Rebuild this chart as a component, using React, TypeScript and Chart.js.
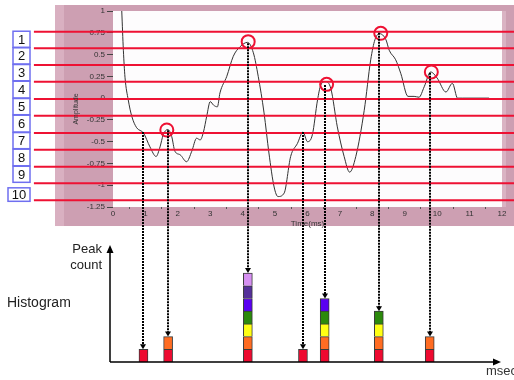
import React, { useEffect, useRef } from 'react';
import { Chart, registerables } from 'chart.js';

Chart.register(...registerables);

// ---- Data ----
const signalTimes = [0.27, 0.32, 0.37, 0.47, 0.58, 0.73, 0.94, 1.14, 1.33, 1.45, 1.55, 1.69, 1.81, 1.91, 2.07, 2.27, 2.43, 2.58, 2.69, 2.79, 2.89, 3.0, 3.1, 3.22, 3.3, 3.51, 3.71, 3.92, 4.15, 4.33, 4.48, 4.66, 4.81, 4.97, 5.09, 5.28, 5.48, 5.69, 5.86, 6.0, 6.15, 6.31, 6.41, 6.55, 6.72, 6.92, 7.13, 7.3, 7.49, 7.75, 7.95, 8.08, 8.22, 8.42, 8.52, 8.72, 8.88, 9.1, 9.29, 9.44, 9.6, 9.8, 10.0, 10.27, 10.47, 10.63, 10.78, 11.6];
const signalAmps = [1.0, 0.55, 0.24, -0.02, -0.21, -0.34, -0.40, -0.56, -0.67, -0.56, -0.42, -0.36, -0.44, -0.61, -0.65, -0.73, -0.61, -0.46, -0.48, -0.39, -0.21, -0.04, -0.08, -0.10, 0.06, 0.25, 0.48, 0.59, 0.64, 0.52, 0.25, -0.17, -0.63, -1.02, -1.13, -1.09, -0.67, -0.52, -0.39, -0.50, -0.42, -0.02, 0.15, 0.19, 0.11, -0.33, -0.67, -0.85, -0.67, -0.14, 0.44, 0.67, 0.74, 0.67, 0.55, 0.44, 0.28, 0.02, 0.02, 0.01, 0.13, 0.30, 0.23, 0.07, 0.17, 0.0, 0.0, 0.0];

const yTickValues = [-1.25, -1, -0.75, -0.5, -0.25, 0, 0.25, 0.5, 0.75, 1];
const yTickLabels = ['-1.25', '-1', '-0.75', '-0.5', '-0.25', '0', '0.25', '0.5', '0.75', '1'];

const thresholds = [0.762, 0.572, 0.38, 0.188, -0.01, -0.202, -0.401, -0.592, -0.788, -0.978, -1.173];
const levelLabels = ['1', '2', '3', '4', '5', '6', '7', '8', '9', '10'];

const circleTimes = [1.66, 4.17, 6.59, 8.26, 9.82];
const circleAmps = [-0.366, 0.648, 0.158, 0.744, 0.3];

const peakTimes = [0.94, 1.7, 4.16, 5.86, 6.53, 8.2, 9.77];
const peakAmps = [-0.39, -0.37, 0.63, -0.39, 0.15, 0.75, 0.29];
const peakCounts = [1, 2, 7, 1, 5, 4, 2];

const stackColors = ['#ee0a30', '#ff6c22', '#ffff14', '#2c8a0c', '#5a00f2', '#55309a', '#d690f2'];

const LINE_X0 = -2.44;
const LINE_X1 = 12.38;
const Y_MIN = -3.029;
const HIST_MAX = 27.64;
const FONT = '"Liberation Sans", Arial, sans-serif';

const deco = {
  id: 'deco',
  beforeDraw(chart: any) {
    const { ctx } = chart;
    const xs = chart.scales.x;
    const ys = chart.scales.y;
    const l = xs.getPixelForValue(0);
    const r = xs.getPixelForValue(12);
    const t = ys.getPixelForValue(1);
    const b = ys.getPixelForValue(-1.25);
    ctx.save();
    ctx.fillStyle = '#cd9fb2';
    ctx.fillRect(l - 58, t - 6, chart.width - (l - 58), b - t + 25);
    ctx.fillStyle = '#d9b0c1';
    ctx.fillRect(l - 58, t - 6, 9, b - t + 25);
    ctx.fillStyle = '#dab3c3';
    ctx.fillRect(r, t, 4, b - t);
    ctx.fillStyle = '#fdfcfd';
    ctx.fillRect(l, t, r - l, b - t);
    ctx.restore();
  },
  afterDraw(chart: any) {
    const { ctx } = chart;
    const xs = chart.scales.x;
    const ys = chart.scales.y;
    const hs = chart.scales.y2;
    ctx.save();

    // numbered level boxes
    ctx.font = '13px ' + FONT;
    ctx.textAlign = 'center';
    ctx.textBaseline = 'middle';
    levelLabels.forEach((lab, i) => {
      let top = ys.getPixelForValue(thresholds[i]) - 0.5;
      let bot = ys.getPixelForValue(thresholds[i + 1]) - 1;
      let left = 13;
      const right = 30;
      if (i === levelLabels.length - 1) {
        top += 5;
        bot += 2;
        left = 8;
      }
      ctx.fillStyle = '#ffffff';
      ctx.fillRect(left, top, right - left, bot - top);
      ctx.strokeStyle = '#6f6ff0';
      ctx.lineWidth = 1.5;
      ctx.strokeRect(left, top, right - left, bot - top);
      ctx.fillStyle = '#111';
      ctx.fillText(lab, (left + right) / 2, (top + bot) / 2 + 1);
    });

    // dotted drop lines from peaks to histogram
    ctx.strokeStyle = '#000';
    ctx.lineWidth = 2;
    ctx.setLineDash([2, 1]);
    peakTimes.forEach((t, i) => {
      const px = Math.round(xs.getPixelForValue(t));
      const y0 = ys.getPixelForValue(peakAmps[i]);
      const y1 = hs.getPixelForValue(peakCounts[i]);
      ctx.beginPath();
      ctx.moveTo(px, y0);
      ctx.lineTo(px, y1 - 4);
      ctx.stroke();
    });
    ctx.setLineDash([]);
    ctx.fillStyle = '#000';
    peakTimes.forEach((t, i) => {
      const px = Math.round(xs.getPixelForValue(t));
      const y1 = hs.getPixelForValue(peakCounts[i]);
      ctx.beginPath();
      ctx.moveTo(px - 3, y1 - 5);
      ctx.lineTo(px + 3, y1 - 5);
      ctx.lineTo(px, y1);
      ctx.closePath();
      ctx.fill();
    });

    // histogram axes with arrows
    const ox = xs.getPixelForValue(0) - 3;
    const oy = hs.getPixelForValue(0);
    const topY = oy - 117;
    const endX = xs.getPixelForValue(12) - 1;
    ctx.strokeStyle = '#000';
    ctx.fillStyle = '#000';
    ctx.lineWidth = 1.5;
    ctx.beginPath();
    ctx.moveTo(ox, oy);
    ctx.lineTo(ox, topY + 5);
    ctx.moveTo(ox, oy);
    ctx.lineTo(endX - 6, oy);
    ctx.stroke();
    ctx.beginPath();
    ctx.moveTo(ox, topY);
    ctx.lineTo(ox - 3.5, topY + 8);
    ctx.lineTo(ox + 3.5, topY + 8);
    ctx.closePath();
    ctx.fill();
    ctx.beginPath();
    ctx.moveTo(endX, oy);
    ctx.lineTo(endX - 8, oy - 3.5);
    ctx.lineTo(endX - 8, oy + 3.5);
    ctx.closePath();
    ctx.fill();

    // texts
    ctx.fillStyle = '#222';
    ctx.textBaseline = 'alphabetic';
    ctx.textAlign = 'right';
    ctx.font = '13px ' + FONT;
    ctx.fillText('Peak', ox - 8, 253);
    ctx.fillText('count', ox - 8, 269);
    ctx.textAlign = 'left';
    ctx.font = '14px ' + FONT;
    ctx.fillText('Histogram', 7, 307);
    ctx.font = '13px ' + FONT;
    ctx.fillStyle = '#333';
    ctx.fillText('msec', 486, 375);

    const tY = ys.getPixelForValue(1);
    const bY = ys.getPixelForValue(-1.25);
    ctx.save();
    ctx.translate(76, (tY + bY) / 2);
    ctx.rotate(-Math.PI / 2);
    ctx.font = '7px ' + FONT;
    ctx.textAlign = 'center';
    ctx.textBaseline = 'middle';
    ctx.fillStyle = '#333';
    ctx.fillText('Amplitude', 0, 0);
    ctx.restore();

    ctx.restore();
  },
};

export default function App() {
  const ref = useRef<HTMLCanvasElement>(null);
  useEffect(() => {
    const canvas = ref.current;
    if (!canvas) return;
    const datasets: any[] = [];
    datasets.push({
      type: 'line',
      data: signalTimes.map((t, i) => ({ x: t, y: signalAmps[i] })),
      yAxisID: 'y',
      borderColor: '#333',
      borderWidth: 1,
      pointRadius: 0,
      cubicInterpolationMode: 'monotone',
      fill: false,
      order: 10,
    });
    thresholds.forEach((v) =>
      datasets.push({
        type: 'line',
        data: [
          { x: LINE_X0, y: v },
          { x: LINE_X1, y: v },
        ],
        yAxisID: 'y',
        borderColor: '#ee1133',
        borderWidth: 2,
        pointRadius: 0,
        fill: false,
        clip: false,
        order: 5,
      })
    );
    datasets.push({
      type: 'line',
      data: circleTimes.map((t, i) => ({ x: t, y: circleAmps[i] })),
      yAxisID: 'y',
      showLine: false,
      pointRadius: 6.5,
      pointHoverRadius: 6.5,
      pointBorderWidth: 2,
      pointBorderColor: '#ee1133',
      pointBackgroundColor: 'rgba(0,0,0,0)',
      clip: false,
      order: 1,
    });
    stackColors.forEach((c, k) =>
      datasets.push({
        type: 'bar',
        yAxisID: 'y2',
        stack: 'hist',
        data: peakTimes
          .map((t, i) => ({ x: t, y: peakCounts[i] > k ? 1 : 0 }))
          .filter((d) => d.y > 0),
        backgroundColor: c,
        borderColor: '#3a3a3a',
        borderWidth: 1,
        borderSkipped: 'start',
        barThickness: 9,
        order: 3,
      })
    );

    const chart = new Chart(canvas, {
      type: 'line',
      data: { datasets },
      plugins: [deco],
      options: {
        responsive: false,
        animation: false,
        events: [],
        layout: { padding: { left: 63, right: 12, top: 11, bottom: 18 } },
        plugins: { legend: { display: false }, tooltip: { enabled: false } },
        scales: {
          x: {
            type: 'linear',
            min: 0,
            max: 12,
            offset: false,
            position: { y: -1.25 } as any,
            ticks: {
              stepSize: 1,
              autoSkip: false,
              maxRotation: 0,
              padding: 0,
              color: '#333',
              font: { size: 8, family: FONT },
            },
            grid: { drawOnChartArea: false, drawTicks: true, tickLength: 2, color: '#555' },
            border: { display: false },
            title: {
              display: true,
              text: 'Time(ms)',
              color: '#333',
              padding: 0,
              font: { size: 8, family: FONT },
            },
          },
          y: {
            type: 'linear',
            position: 'left',
            min: Y_MIN,
            max: 1,
            stacked: false,
            afterBuildTicks: (s: any) => {
              s.ticks = yTickValues.map((v) => ({ value: v }));
            },
            afterFit: (s: any) => {
              s.width = 50;
            },
            ticks: {
              autoSkip: false,
              padding: 2,
              color: '#333',
              font: { size: 8, family: FONT },
              callback: (v: any) => yTickLabels[yTickValues.indexOf(Number(v))],
            },
            grid: { drawOnChartArea: false, drawTicks: true, tickLength: 6, color: '#444' },
            border: { display: false },
          },
          y2: {
            type: 'linear',
            display: false,
            min: 0,
            max: HIST_MAX,
            stacked: true,
          },
        },
      } as any,
    });
    return () => chart.destroy();
  }, []);
  return (
    <div style={{ position: 'absolute', left: 0, top: 0, width: 514, height: 380 }}>
      <canvas ref={ref} width={514} height={380} style={{ display: 'block' }} />
    </div>
  );
}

- _What to do_
Extract the lines exactly, please: the first line of the listing, the line with "Chart.register(...registerables);", and every line between them, but no pictures.

- _Task answer_
Rebuild this chart as a component, using React, TypeScript and Chart.js.
import React, { useEffect, useRef } from 'react';
import { Chart, registerables } from 'chart.js';

Chart.register(...registerables);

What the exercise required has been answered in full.